Tennessee will be the first state able to track student's academic progress
from grades 2-12, a task to be done under a University of Tennessee
reorganization announced on Tuesday.

UT Senior Vice President Homer Fisher said the reorganization will
coordinate the activities of two UT centers which test students and
evaluate their progress.

Fisher announced:

*Fretta Bunch will head the State Testing and Evaluation Center.
She formerly was associate director of the center's office at
UT-Knoxville.

*Bill Sanders, UT-Knoxville statistician whose method of
analyzing student test data will be used in state schools, will head the
new Center for Value-Added Research and Assessment.

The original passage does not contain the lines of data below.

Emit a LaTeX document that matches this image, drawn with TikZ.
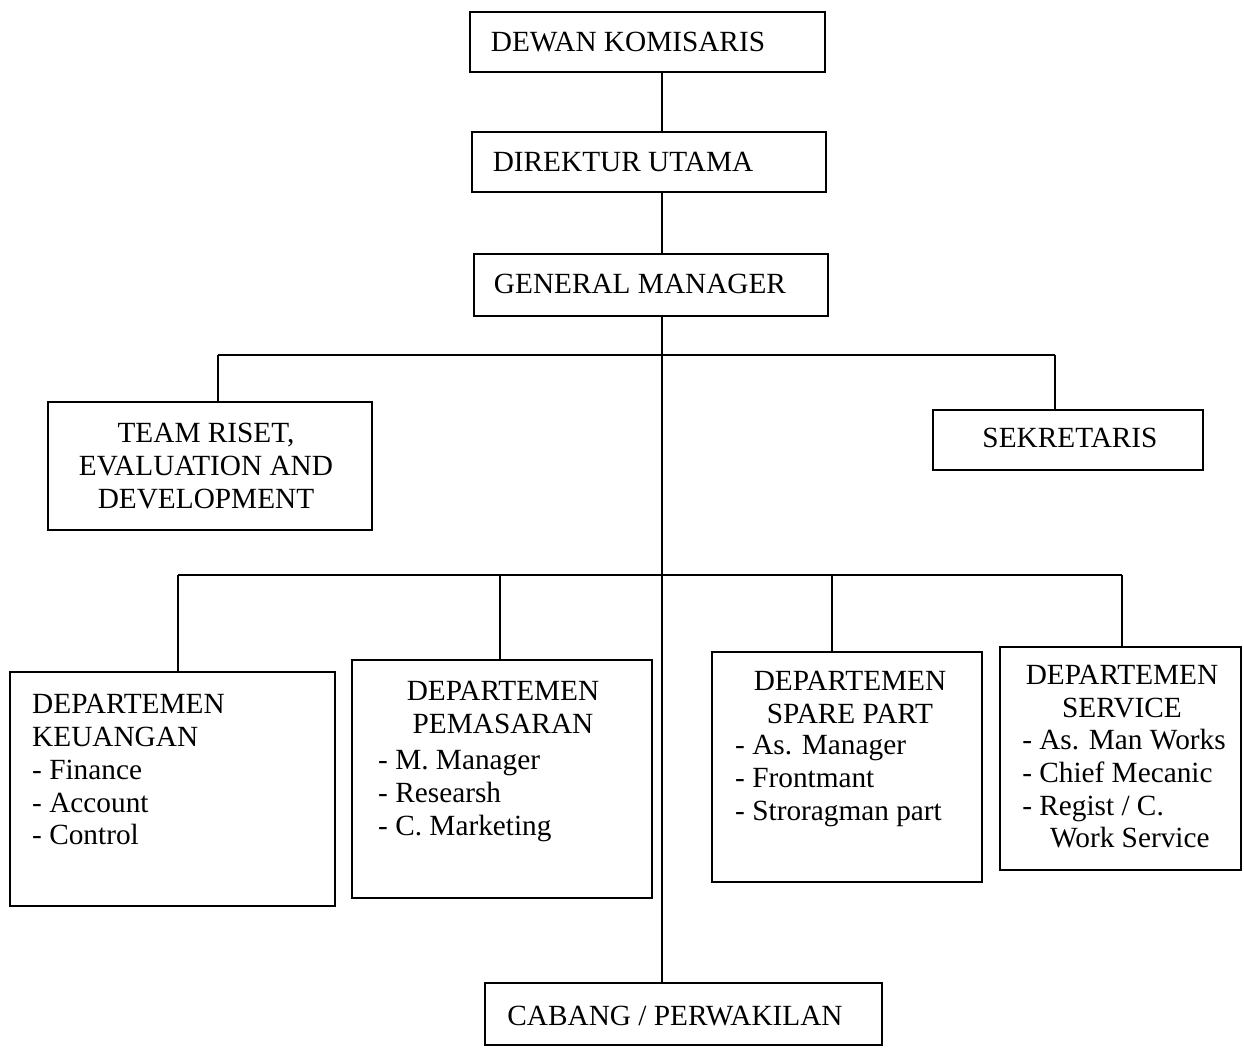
\documentclass[tikz,border=0pt]{standalone}
\usepackage{fontspec}
\setmainfont{Liberation Serif}
\usetikzlibrary{fit,calc}
\begin{document}
\begin{tikzpicture}[x=0.03cm,y=-0.03cm,
  box/.style={draw,line width=1.3pt,inner sep=0pt,rectangle},
  conn/.style={line width=1.3pt},
  txt/.style={inner sep=0pt,font=\fontsize{25}{28}\selectfont},
  ctxt/.style={txt,align=center},
  ltxt/.style={txt,align=left,anchor=west}]
\useasboundingbox (0,0) rectangle (1244,1052);
% boxes
\node[box,fit={(470,12) (825,72)}] (dk) {};
\node[box,fit={(472,132) (826,192)}] (du) {};
\node[box,fit={(474,254) (828,316)}] (gm) {};
\node[box,fit={(48,402) (372,530)}] (tr) {};
\node[box,fit={(933,410) (1203,470)}] (sk) {};
\node[box,fit={(10,672) (335,906)}] (ku) {};
\node[box,fit={(352,660) (652,898)}] (pm) {};
\node[box,fit={(712,652) (982,882)}] (sp) {};
\node[box,fit={(1000,647) (1241,870)}] (sv) {};
\node[box,fit={(485,983) (882,1045)}] (cb) {};
% texts
\node[ctxt] (tdk) at (628,42) {DEWAN KOMISARIS};
\node[ctxt] (tdu) at (623,162) {DIREKTUR UTAMA};
\node[ctxt] (tgm) at (640,284) {GENERAL MANAGER};
\node[ctxt] (ttr) at (206,466) {TEAM RISET,\\EVALUATION AND\\DEVELOPMENT};
\node[ctxt] (tsk) at (1070,438) {SEKRETARIS};
\node[ltxt,anchor=north west] (tku) at (32,694) {DEPARTEMEN\\KEUANGAN\\- Finance\\- Account\\- Control};
\node[ctxt,anchor=north] (hpm) at (503,681) {DEPARTEMEN\\PEMASARAN};
\node[ltxt,anchor=north west] (ipm) at (378,750) {- M. Manager\\- Researsh\\- C. Marketing};
\node[ctxt,anchor=north] (hsp) at (850,671) {DEPARTEMEN\\SPARE PART};
\node[ltxt,anchor=north west] (isp) at (735,735) {- As. Manager\\- Frontmant\\- Stroragman part};
\node[ctxt,anchor=north] (hsv) at (1122,665) {DEPARTEMEN\\SERVICE};
\node[ltxt,anchor=north west] (isv) at (1022,729) {- As. Man Works\\- Chief Mecanic\\- Regist / C.\\\hspace*{0.95em}Work Service};
\node[ctxt] (tcb) at (675,1016) {CABANG / PERWAKILAN};
% connectors
\coordinate (trunk) at (662,0);
\draw[conn] (dk.south -| trunk) -- (du.north -| trunk);
\draw[conn] (du.south -| trunk) -- (gm.north -| trunk);
\draw[conn] (gm.south -| trunk) -- (cb.north -| trunk);
\coordinate (b1l) at (218,355);
\coordinate (b1r) at (1055,355);
\draw[conn] (b1l) -- (b1r);
\draw[conn] (b1l) -- (b1l |- tr.north);
\draw[conn] (b1r) -- (b1r |- sk.north);
\coordinate (b2a) at (178,575);
\coordinate (b2b) at (500,575);
\coordinate (b2c) at (832,575);
\coordinate (b2d) at (1122,575);
\draw[conn] (b2a) -- (b2d);
\draw[conn] (b2a) -- (b2a |- ku.north);
\draw[conn] (b2b) -- (b2b |- pm.north);
\draw[conn] (b2c) -- (b2c |- sp.north);
\draw[conn] (b2d) -- (b2d |- sv.north);
\end{tikzpicture}
\end{document}
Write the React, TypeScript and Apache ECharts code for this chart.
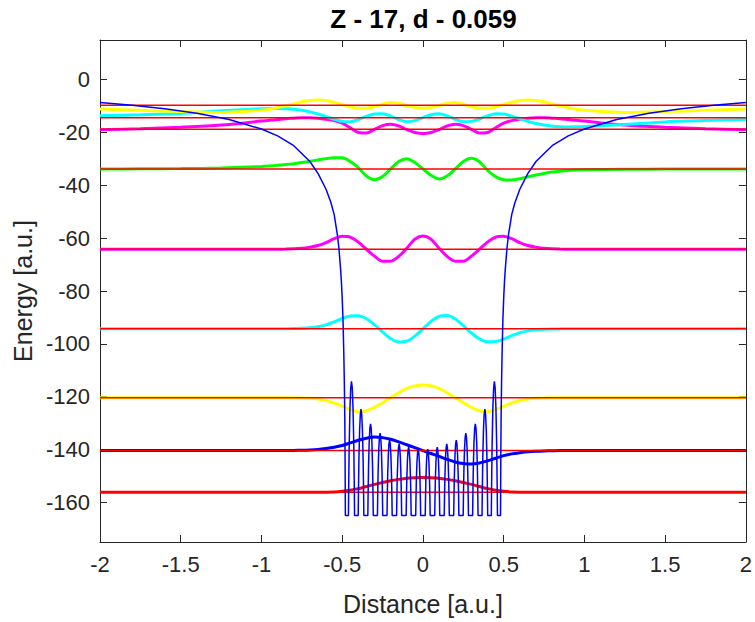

Bunch and Sanders will report to Fisher.

The Center for Value-Added Research and Assessment will house three million
records accumulated the past five years on the state's 1,339 schools and
students in grades 2-8, as well as future data, Sanders said.

Sanders' method of measuring students' yearly academic gains is part of
Gov. Ned McWherter's Educational Improvement Act. Eventually, Sanders will
be able to track the academic progress of all the state's students from
elementary through high school.

It will be one of the "largest computer tasks ever undertaken," Sanders
said. "We're blazing new trails."

Bunch will oversee the development of the Tennessee Comprehensive
Assessment Program (TCAP) Achievement Test, used in the Sanders model.

She also will oversee the statewide administration of the tests, processing
of the data, reporting the results to the school systems and the
interpretation of the score report information.

The 1994-95 school year will mark the sixth year the test has been
administered statewide.

While Sanders will not be involved in the development of the tests, he and
the center staff will analyze the results in new ways to identify factors
that impede or aid academic progress.

"The center's goal will be to supply information to the education community
based on solid data gained from a quantitative, rigorous, scientific
approach," he said.

"These appointments and organizational changes are a logical step to take
in our continuing work with the state Department of Education," Fisher
said,

"They respond to opportunities identified in discussions with (Education)
Commissioner (Wayne) Qualls and his staff. We are pleased to continue the
linkage with the department in assessment activities and to provide a
central University of Tennessee home for these two activities."